Copy the data that follows, character for character, minus the pictures.

Material:
══════
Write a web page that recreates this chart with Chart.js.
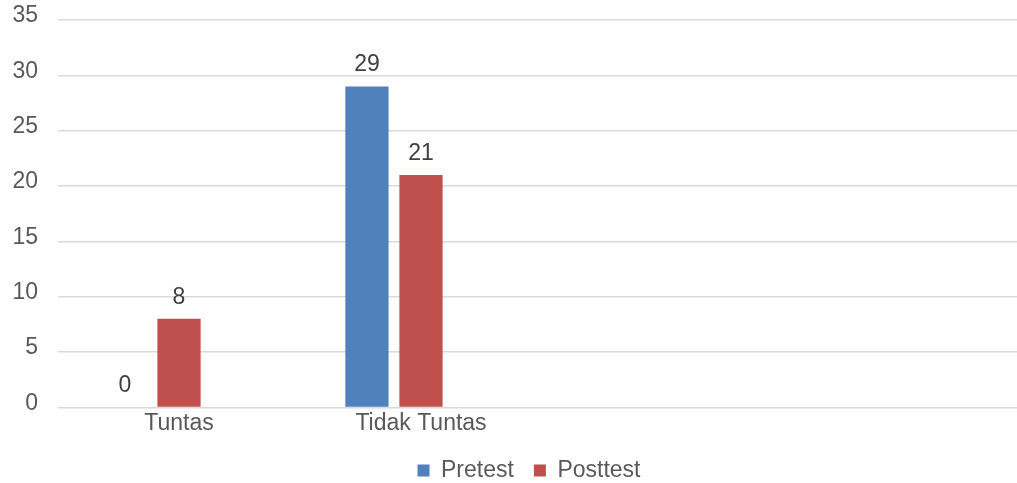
<!DOCTYPE html>
<html>
<head>
<meta charset="utf-8">
<script src="https://cdn.jsdelivr.net/npm/chart.js@4"></script>
<style>
  html, body { margin: 0; padding: 0; background: #fff; overflow: hidden; }
  #wrap { width: 1058px; height: 483px; }
</style>
</head>
<body>
<div id="wrap"><canvas id="chart" width="1058" height="483"></canvas></div>
<script>
// --- DATA ---
const categories = ['Tuntas', 'Tidak Tuntas', '', ''];
const pretest = [0, 29, null, null];
const posttest = [8, 21, null, null];
const emptySeries = [null, null, null, null]; // third (unused) series in the source sheet
const yTicks = [0, 5, 10, 15, 20, 25, 30, 35];

// --- VALUE LABELS ABOVE BARS ---
const valueLabels = {
    id: 'valueLabels',
    afterDatasetsDraw(chart) {
        const ctx = chart.ctx;
        ctx.save();
        ctx.font = '23px "Liberation Sans", Arial, sans-serif';
        ctx.fillStyle = '#404040';
        ctx.textAlign = 'center';
        ctx.textBaseline = 'alphabetic';
        chart.data.datasets.forEach((ds, i) => {
            const meta = chart.getDatasetMeta(i);
            meta.data.forEach((bar, j) => {
                const v = ds.data[j];
                if (v === null || v === undefined) return;
                ctx.fillText(String(v), bar.x, bar.y - 15);
            });
        });
        ctx.restore();
    }
};

// legend is centred on the whole (wider) chart box in the original
const legendNudge = {
    id: 'legendNudge',
    afterLayout(chart) {
        const lg = chart.legend;
        if (!lg) return;
        lg.left += 11;
        lg.right += 11;
    }
};

new Chart(document.getElementById('chart'), {
    type: 'bar',
    data: {
        labels: categories,
        datasets: [{
            label: 'Pretest',
            data: pretest,
            backgroundColor: '#4f81bd'
        }, {
            label: 'Posttest',
            data: posttest,
            backgroundColor: '#c0504d'
        }, {
            label: '',
            data: emptySeries,
            backgroundColor: '#9bbb59'
        }]
    },
    options: {
        responsive: false,
        animation: false,
        layout: { padding: { left: 10, right: 32, top: 20, bottom: -9 } },
        datasets: {
            bar: { categoryPercentage: 0.67, barPercentage: 0.8 }
        },
        scales: {
            x: {
                grid: { display: false, drawTicks: false },
                border: { display: false },
                ticks: {
                    color: '#595959',
                    padding: 2,
                    font: { family: '"Liberation Sans", Arial, sans-serif', size: 23 }
                }
            },
            y: {
                min: 0,
                max: 35,
                afterBuildTicks: axis => { axis.ticks = yTicks.map(v => ({ value: v })); },
                afterFit: axis => {
                    axis.width = 48;
                    axis.paddingTop = 0;
                    axis.paddingBottom = 0;
                },
                grid: { color: '#d9d9d9', lineWidth: 1.5, drawTicks: false },
                border: { display: false },
                ticks: {
                    color: '#595959',
                    padding: 20,
                    labelOffset: -4,
                    font: { family: '"Liberation Sans", Arial, sans-serif', size: 23 }
                }
            }
        },
        plugins: {
            tooltip: { enabled: false },
            legend: {
                position: 'bottom',
                labels: {
                    color: '#595959',
                    boxWidth: 12,
                    boxHeight: 12,
                    padding: 20,
                    font: { family: '"Liberation Sans", Arial, sans-serif', size: 23 },
                    filter: item => item.text !== ''
                }
            }
        }
    },
    plugins: [valueLabels, legendNudge]
});
</script>
</body>
</html>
══════
Written reply:
Write a web page that recreates this chart with Chart.js.
<!DOCTYPE html>
<html>
<head>
<meta charset="utf-8">
<script src="https://cdn.jsdelivr.net/npm/chart.js@4"></script>
<style>
  html, body { margin: 0; padding: 0; background: #fff; overflow: hidden; }
  #wrap { width: 1058px; height: 483px; }
</style>
</head>
<body>
<div id="wrap"><canvas id="chart" width="1058" height="483"></canvas></div>
<script>
// --- DATA ---
const categories = ['Tuntas', 'Tidak Tuntas', '', ''];
const pretest = [0, 29, null, null];
const posttest = [8, 21, null, null];
const emptySeries = [null, null, null, null]; // third (unused) series in the source sheet
const yTicks = [0, 5, 10, 15, 20, 25, 30, 35];

// --- VALUE LABELS ABOVE BARS ---
const valueLabels = {
    id: 'valueLabels',
    afterDatasetsDraw(chart) {
        const ctx = chart.ctx;
        ctx.save();
        ctx.font = '23px "Liberation Sans", Arial, sans-serif';
        ctx.fillStyle = '#404040';
        ctx.textAlign = 'center';
        ctx.textBaseline = 'alphabetic';
        chart.data.datasets.forEach((ds, i) => {
            const meta = chart.getDatasetMeta(i);
            meta.data.forEach((bar, j) => {
                const v = ds.data[j];
                if (v === null || v === undefined) return;
                ctx.fillText(String(v), bar.x, bar.y - 15);
            });
        });
        ctx.restore();
    }
};

// legend is centred on the whole (wider) chart box in the original
const legendNudge = {
    id: 'legendNudge',
    afterLayout(chart) {
        const lg = chart.legend;
        if (!lg) return;
        lg.left += 11;
        lg.right += 11;
    }
};

new Chart(document.getElementById('chart'), {
    type: 'bar',
    data: {
        labels: categories,
        datasets: [{
            label: 'Pretest',
            data: pretest,
            backgroundColor: '#4f81bd'
        }, {
            label: 'Posttest',
            data: posttest,
            backgroundColor: '#c0504d'
        }, {
            label: '',
            data: emptySeries,
            backgroundColor: '#9bbb59'
        }]
    },
    options: {
        responsive: false,
        animation: false,
        layout: { padding: { left: 10, right: 32, top: 20, bottom: -9 } },
        datasets: {
            bar: { categoryPercentage: 0.67, barPercentage: 0.8 }
        },
        scales: {
            x: {
                grid: { display: false, drawTicks: false },
                border: { display: false },
                ticks: {
                    color: '#595959',
                    padding: 2,
                    font: { family: '"Liberation Sans", Arial, sans-serif', size: 23 }
                }
            },
            y: {
                min: 0,
                max: 35,
                afterBuildTicks: axis => { axis.ticks = yTicks.map(v => ({ value: v })); },
                afterFit: axis => {
                    axis.width = 48;
                    axis.paddingTop = 0;
                    axis.paddingBottom = 0;
                },
                grid: { color: '#d9d9d9', lineWidth: 1.5, drawTicks: false },
                border: { display: false },
                ticks: {
                    color: '#595959',
                    padding: 20,
                    labelOffset: -4,
                    font: { family: '"Liberation Sans", Arial, sans-serif', size: 23 }
                }
            }
        },
        plugins: {
            tooltip: { enabled: false },
            legend: {
                position: 'bottom',
                labels: {
                    color: '#595959',
                    boxWidth: 12,
                    boxHeight: 12,
                    padding: 20,
                    font: { family: '"Liberation Sans", Arial, sans-serif', size: 23 },
                    filter: item => item.text !== ''
                }
            }
        }
    },
    plugins: [valueLabels, legendNudge]
});
</script>
</body>
</html>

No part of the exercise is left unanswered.